April 29, 2014Posted by on
This week I greet you from the warmer-than-expected climes of sunny Seattle where my family’s visiting at full throttle with pints to be drunk and football matches to be seen. It’s acting as a welcome distraction from the Donald Sterling scandal which has cast a pall over what have otherwise been the best playoffs in recent memory. As my family sits in the sun, join me as I sip this soft Stella Artois and let’s get to the bullets:
- Yesterday we said goodbye to one of my favorite NBA personalities of all time: Dr. Jack Ramsay.
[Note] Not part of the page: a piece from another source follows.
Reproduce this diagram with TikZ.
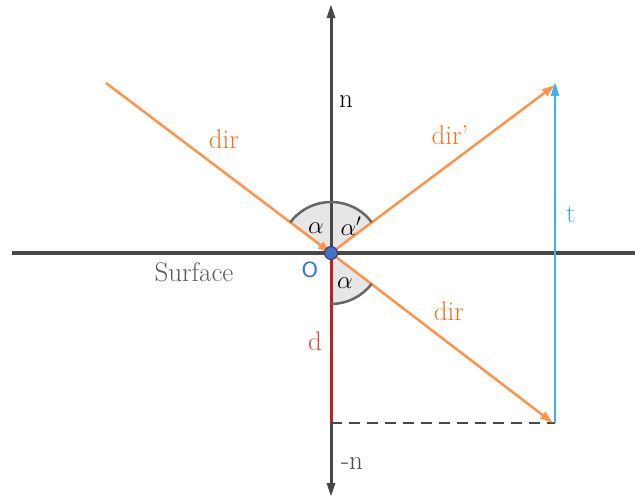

The legendary coach, teacher, TV and radio announcer, and NBA champion passed away at 89. He was like a Herman Hesse of the basketball world imparting his wisdom to different generations of fans and players and coaches and all while rocking plaid pants without any of that shitbag irony to which all of us have become so accustomed. Ramsay won his title with that Blazers group of 76-77 and was immortalized in the written words of David Halberstam’s masterful Breaks of the Game. By the time I came of age, Dr. Jack had coached his last NBA game and was comfortable courtside calling games for TV and radio. I have a fond memory of a boring late spring drive from Omaha to Des Moines with Ramsay making me forget the monotony of windshield time as he expertly called a Mavs playoff game. 89 is a long, full life, but I’ll still miss seeing Ramsay’s face courtside and hearing his unmistakable voice through staticky AM radio frequencies.
- On a lighter note, today saw the final game of the Charlotte Bobcats. Beginning next season, the team reverts to the classic Hornets moniker which had been borrowed by the New Orleans franchise for the past several seasons. The Bobcats always seemed like an uncreative mascot with an oddball color scheme – second only to the bleh dullness of the Oklahoma City Thunder. The Bobcats years have been largely fruitless and forgettable. Here’s to hoping the new Hornets can bring the buzz back to Charlotte. (I couldn’t resist, although the idea of a swarm of hornets attacking is more frightening than any other NBA team name I can think of with the exception of the Raptors.)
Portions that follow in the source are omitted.